Volume XVII, Issue 28 # July 9 - July 15, 2009

Letter from the Editor


Enough Said?

Not in these 800 weeks — or my lifetime

One’s always doing something else when big things happen.

I remember, as a college student, being so impressed at W.H. Auden’s pronouncement of that fact in “The Fall of Icarus.”

About suffering they were never wrong, The Old Masters;

how well, they understood

Its human position; how it takes place

While someone else is eating or opening a window or just walking dully along …

Of course, I say to that younger self and to the Old Master himself. We’re busy making our moments; it’s somebody else’s job — or some time else’s — to rank them, to say which of them was historic and to complain that we didn’t pay proper attention.
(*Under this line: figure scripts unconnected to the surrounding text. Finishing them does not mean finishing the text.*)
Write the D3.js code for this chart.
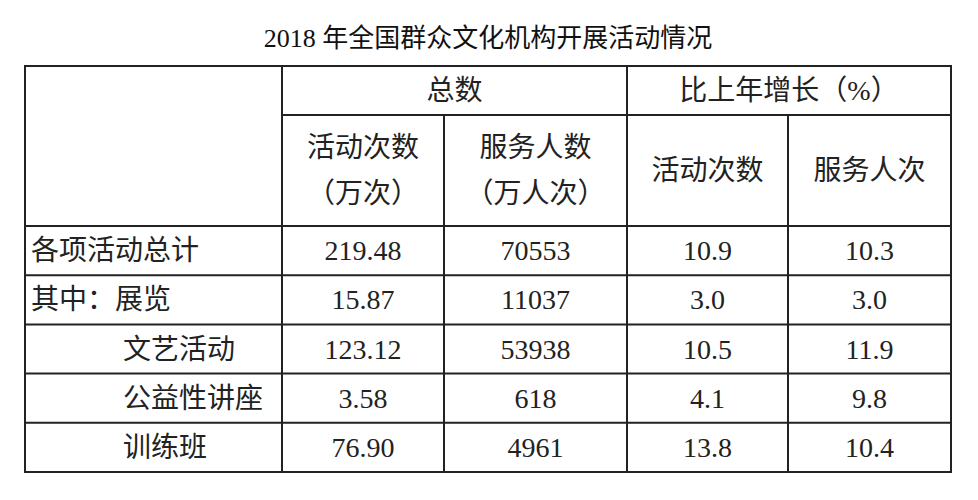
<!DOCTYPE html>
<html><head><meta charset="utf-8">
<script src="https://cdn.jsdelivr.net/npm/d3@7"></script>
<style>body{margin:0;background:#fff}</style></head>
<body><svg id="c" width="978" height="500"></svg>
<script>
const title = "2018 年全国群众文化机构开展活动情况";
const groupHeaders = ["总数", "比上年增长（%）"];
const colHeaders = [["活动次数","（万次）"],["服务人数","（万人次）"],["活动次数"],["服务人次"]];
const rowLabels = ["各项活动总计","其中：展览","文艺活动","公益性讲座","训练班"];
const rowIndent = [0,0,1,1,1];
const activityCount = ["219.48","15.87","123.12","3.58","76.90"];
const servedPeople = ["70553","11037","53938","618","4961"];
const growthActivity = ["10.9","3.0","10.5","4.1","13.8"];
const growthServed = ["10.3","3.0","11.9","9.8","10.4"];

(function(){
const svg = d3.select("#c");
const cjk = "'Liberation Serif','Noto Sans CJK SC',serif";
const ink = "#222";
const colEdges = [25,282,444,627,788,951];
const x = d3.scaleOrdinal().domain(d3.range(6)).range(colEdges);
const yRow = d3.scaleBand().domain(d3.range(rowLabels.length)).range([226,472]);
const yTop = 66, yMid = 115, hb = 226;

svg.append("text").attr("x",488).attr("y",47).attr("text-anchor","middle")
  .attr("font-family",cjk).attr("font-size",26).attr("fill","#111").text(title);

const L = (x1,y1,x2,y2)=>svg.append("line").attr("x1",x1).attr("y1",y1).attr("x2",x2).attr("y2",y2)
  .attr("stroke",ink).attr("stroke-width",2);
svg.append("rect").attr("x",x(0)).attr("y",yTop).attr("width",x(5)-x(0)).attr("height",472-yTop)
  .attr("fill","none").attr("stroke",ink).attr("stroke-width",2);
L(x(1),yTop,x(1),472); L(x(3),yTop,x(3),472);
L(x(2),yMid,x(2),472); L(x(4),yMid,x(4),472);
L(x(1),yMid,x(5),yMid);
L(x(0),hb,x(5),hb);
rowLabels.forEach((_,i)=>{ if(i>0) L(x(0),yRow(i),x(5),yRow(i)); });

const T = (tx,ty,s,anchor="middle")=>svg.append("text").attr("x",tx).attr("y",ty)
  .attr("text-anchor",anchor).attr("dominant-baseline","central")
  .attr("font-family",cjk).attr("font-size",28).attr("fill",ink).text(s);

T((x(1)+x(3))/2,(yTop+yMid)/2,groupHeaders[0]);
T((x(3)+x(5))/2,(yTop+yMid)/2,groupHeaders[1]);
colHeaders.forEach((h,j)=>{
  const cx=(x(j+1)+x(j+2))/2, cy=(yMid+hb)/2;
  if(h.length===1) T(cx,cy,h[0]);
  else { T(cx,cy-23,h[0]); T(cx,cy+23,h[1]); }
});
const cols=[activityCount,servedPeople,growthActivity,growthServed];
rowLabels.forEach((lab,i)=>{
  const cy=yRow(i)+yRow.bandwidth()/2;
  T(rowIndent[i]?123:31,cy,lab,"start");
  cols.forEach((c,j)=>T((x(j+1)+x(j+2))/2,cy,c[i]));
});
})();
</script></body></html>
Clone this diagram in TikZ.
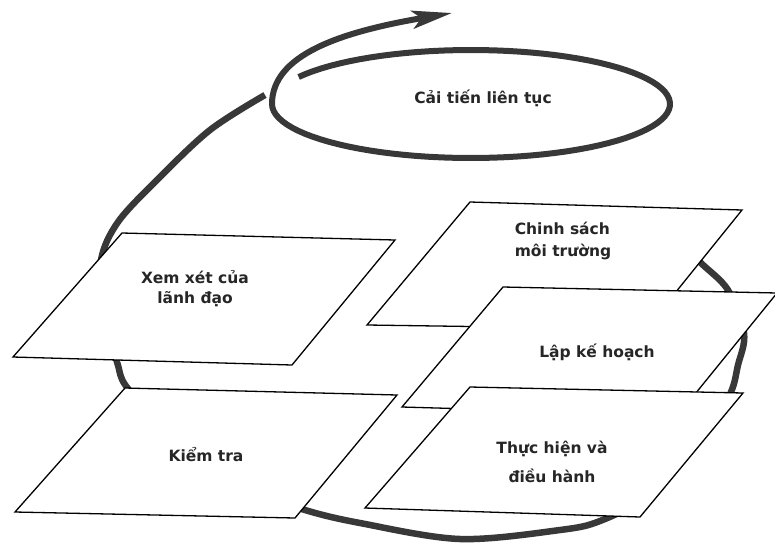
\documentclass[tikz,border=0pt]{standalone}
\usepackage{fontspec}
\setmainfont{DejaVu Sans}
\usetikzlibrary{arrows.meta}
\begin{document}
\begin{tikzpicture}[x=1pt,y=-1pt,
  box/.style={draw=black, fill=white, line width=1.3pt, line join=miter},
  lbl/.style={font=\bfseries\fontsize{15.5}{20}\selectfont, text=black!85, align=center},
  cyc/.style={draw=black!78, line width=6.5pt},
]
\useasboundingbox (0,0) rectangle (775,544);
\fill[white] (0,0) rectangle (775,544);

% big cycle arrow (mostly hidden behind the boxes)
\draw[cyc] plot[smooth, tension=0.55] coordinates {
  (675,235) (700,262) (728,290) (744,333) (738,365) (728,398)
  (690,450) (645,497) (600,521) (560,530) (460,539) (360,523) (305,510)
  (250,490) (160,420) (126,386) (117,362) (102,310) (101,260)
  (118,222) (157,180) (210,130) (265,95)};

% continual improvement spiral
\coordinate (tip) at (452,13);
\draw[cyc, line width=6pt, -{Stealth[length=40pt, width=18pt, inset=9pt]}]
  plot[domain=150:-180, samples=90, variable=\t] ({471+199*cos(\t)}, {104-54*sin(\t)})
  .. controls (272,55) and (340,32) .. (tip);
\node[lbl] (cai) at (483,98) {Cải tiến liên tục};

% boxes
\coordinate (x1) at (122,233); \coordinate (x2) at (395,240);
\coordinate (x3) at (292,365); \coordinate (x4) at (13,357);
\draw[box] (x1) -- (x2) -- (x3) -- (x4) -- cycle;
\node[lbl] (xem) at (195,289) {Xem xét của\\lãnh đạo};

\coordinate (k1) at (125,388); \coordinate (k2) at (397,395);
\coordinate (k3) at (295,518); \coordinate (k4) at (15,512);
\draw[box] (k1) -- (k2) -- (k3) -- (k4) -- cycle;
\node[lbl] (kiem) at (206,455) {Kiểm tra};

\coordinate (c1) at (470,202); \coordinate (c2) at (742,210);
\coordinate (c3) at (646,329); \coordinate (c4) at (367,325);
\draw[box] (c1) -- (c2) -- (c3) -- (c4) -- cycle;
\node[lbl, align=left, font=\bfseries\fontsize{15.5}{22}\selectfont] (chinh) at (563,241) {Chinh sách\\môi trường};

\coordinate (l1) at (503,287); \coordinate (l2) at (777,293);
\coordinate (l3) at (678,415); \coordinate (l4) at (402,407);
\draw[box] (l1) -- (l2) -- (l3) -- (l4) -- cycle;
\node[lbl] (lap) at (597,352) {Lập kế hoạch};

\coordinate (t1) at (470,387); \coordinate (t2) at (743,393);
\coordinate (t3) at (640,517); \coordinate (t4) at (365,508);
\draw[box] (t1) -- (t2) -- (t3) -- (t4) -- cycle;
\node[lbl, font=\bfseries\fontsize{15.5}{29}\selectfont] (thuc) at (552,462) {Thực hiện và\\điều hành};
\end{tikzpicture}
\end{document}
So it is that I can’t remember much about the afternoon Bill Burton — in whose honor I begin this letter, with his old-style formal one, rather than Bay Weekly’s preferred colloquial you — walked into fledgling New Bay Times’ first, shoebox office 16 years ago to offer himself as a columnist.

We must have been busy; newspapers always are, and busiest of all when deadline looms, as it probably did.

I do remember that he had to introduce himself. Back then my routine read was the Washington Post rather than Baltimore’s Evening Sun, and I didn’t usually read the sports page, except for the occasional dynamite horseracing and baseball story.

But part of the newspapering job is being a quick study, and by the time the door closed on the 66-year-old Burton, both General Manager Alex Knoll and I knew who he was. Indeed, lest we offended him, we’d offered to pay him two or three times what anybody else earned for a column — and about that much more than we could afford.

Of course he delivered far more than anybody else, in words and in value.

The vast rest of what Bill Burton delivered to Bay Weekly over the 16 years to come: That was a mountain still to be made.

Wouldn’t you know, when Bill Burton retired last week, I was on vacation, out navigating Chesapeake Bay and going goggle-eyed on passing landmarks — like target ships for airplane practice bombing — I’d learned about from editing his columns.

Not that I’m surprised.

I talk with Bill once or twice a week, because he’s an old-fashioned kind of guy who believes in talking with people, even editors, rather than dropping columns out of the blue. He usually calls me, and he always chats, always wants to know what’s new.

I’m not surprised because I know he’s drawing from the dregs of his amazing physical resilience. Thus, as he wrote in his final column last week, “a resurgence of energy cannot be depended upon.”

I’m not surprised, but I’m stunned. I can’t begin to take the measure of what his silence will mean to me, to you, to Bay Weekly.

I’m the editor. As Bill always told me, I was supposed to pull the plug when his writing lost its zest — unless death beat me to it. Now Bill Burton’s gone and silenced himself.

I’m not surprised, because now I know who Bill Burton is. Word by word over close to 800 columns, I’ve watched him build the mountain that all of us — his dear readers, he calls us — look up at with wonder and awe.